Exercise:
Quote the records that follow in full and exactly; leave out the pictures.

— BEGIN Extracted entries —

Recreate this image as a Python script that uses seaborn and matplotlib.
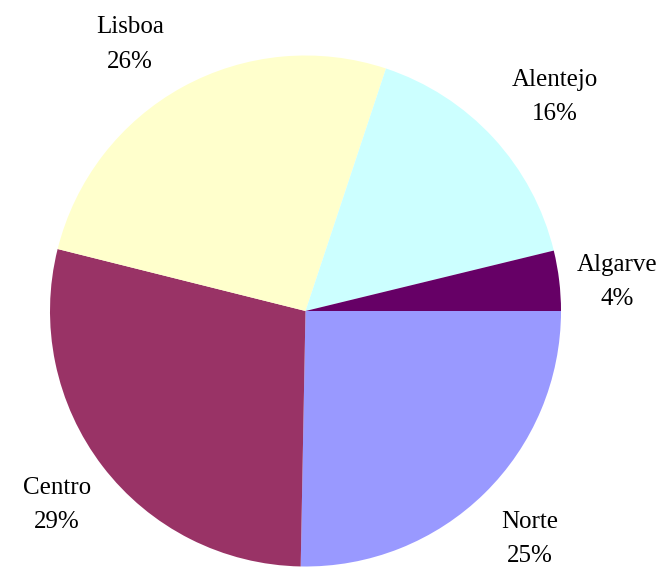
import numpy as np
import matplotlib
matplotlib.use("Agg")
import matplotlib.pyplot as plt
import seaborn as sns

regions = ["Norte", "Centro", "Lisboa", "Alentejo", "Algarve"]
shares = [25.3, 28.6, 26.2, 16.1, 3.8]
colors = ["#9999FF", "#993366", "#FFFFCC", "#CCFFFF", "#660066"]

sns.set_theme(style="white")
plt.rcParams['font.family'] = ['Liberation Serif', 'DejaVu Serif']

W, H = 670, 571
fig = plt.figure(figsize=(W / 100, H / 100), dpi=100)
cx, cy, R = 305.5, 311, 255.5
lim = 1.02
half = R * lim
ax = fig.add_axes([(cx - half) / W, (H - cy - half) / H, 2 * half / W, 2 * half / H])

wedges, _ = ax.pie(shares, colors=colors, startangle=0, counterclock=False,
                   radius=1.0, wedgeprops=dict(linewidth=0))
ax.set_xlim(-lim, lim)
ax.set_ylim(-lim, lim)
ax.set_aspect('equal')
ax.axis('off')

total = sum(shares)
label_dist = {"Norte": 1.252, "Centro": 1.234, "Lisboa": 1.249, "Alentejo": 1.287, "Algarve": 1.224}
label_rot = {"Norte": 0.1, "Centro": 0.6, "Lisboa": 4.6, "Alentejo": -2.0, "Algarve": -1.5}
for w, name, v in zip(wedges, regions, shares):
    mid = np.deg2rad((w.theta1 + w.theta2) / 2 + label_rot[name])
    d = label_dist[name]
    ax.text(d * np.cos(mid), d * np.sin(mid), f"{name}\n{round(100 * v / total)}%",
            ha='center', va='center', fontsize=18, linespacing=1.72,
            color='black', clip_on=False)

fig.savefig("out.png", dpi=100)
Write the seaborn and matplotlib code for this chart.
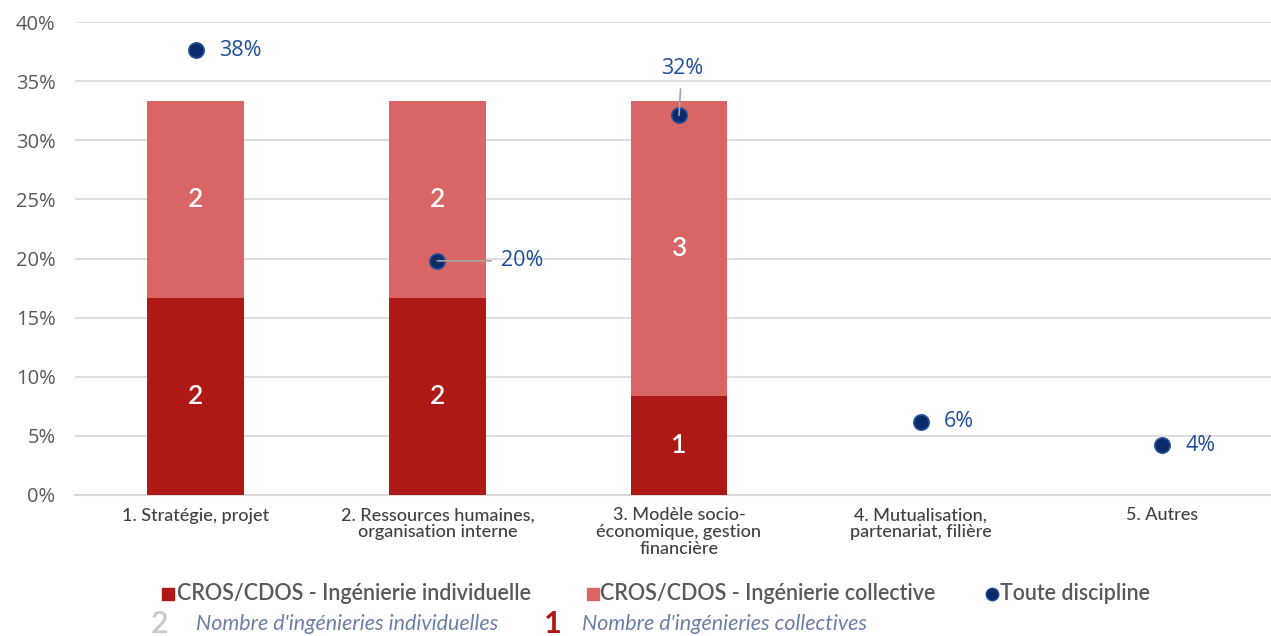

— END Extracted entries —

Response to this exercise:
Recreate this image as a Python script that uses seaborn and matplotlib.
import numpy as np
import matplotlib
matplotlib.use("Agg")
import matplotlib.pyplot as plt
import seaborn as sns

regions = ["Norte", "Centro", "Lisboa", "Alentejo", "Algarve"]
shares = [25.3, 28.6, 26.2, 16.1, 3.8]
colors = ["#9999FF", "#993366", "#FFFFCC", "#CCFFFF", "#660066"]

sns.set_theme(style="white")
plt.rcParams['font.family'] = ['Liberation Serif', 'DejaVu Serif']

W, H = 670, 571
fig = plt.figure(figsize=(W / 100, H / 100), dpi=100)
cx, cy, R = 305.5, 311, 255.5
lim = 1.02
half = R * lim
ax = fig.add_axes([(cx - half) / W, (H - cy - half) / H, 2 * half / W, 2 * half / H])

wedges, _ = ax.pie(shares, colors=colors, startangle=0, counterclock=False,
                   radius=1.0, wedgeprops=dict(linewidth=0))
ax.set_xlim(-lim, lim)
ax.set_ylim(-lim, lim)
ax.set_aspect('equal')
ax.axis('off')

total = sum(shares)
label_dist = {"Norte": 1.252, "Centro": 1.234, "Lisboa": 1.249, "Alentejo": 1.287, "Algarve": 1.224}
label_rot = {"Norte": 0.1, "Centro": 0.6, "Lisboa": 4.6, "Alentejo": -2.0, "Algarve": -1.5}
for w, name, v in zip(wedges, regions, shares):
    mid = np.deg2rad((w.theta1 + w.theta2) / 2 + label_rot[name])
    d = label_dist[name]
    ax.text(d * np.cos(mid), d * np.sin(mid), f"{name}\n{round(100 * v / total)}%",
            ha='center', va='center', fontsize=18, linespacing=1.72,
            color='black', clip_on=False)

fig.savefig("out.png", dpi=100)
Write the seaborn and matplotlib code for this chart.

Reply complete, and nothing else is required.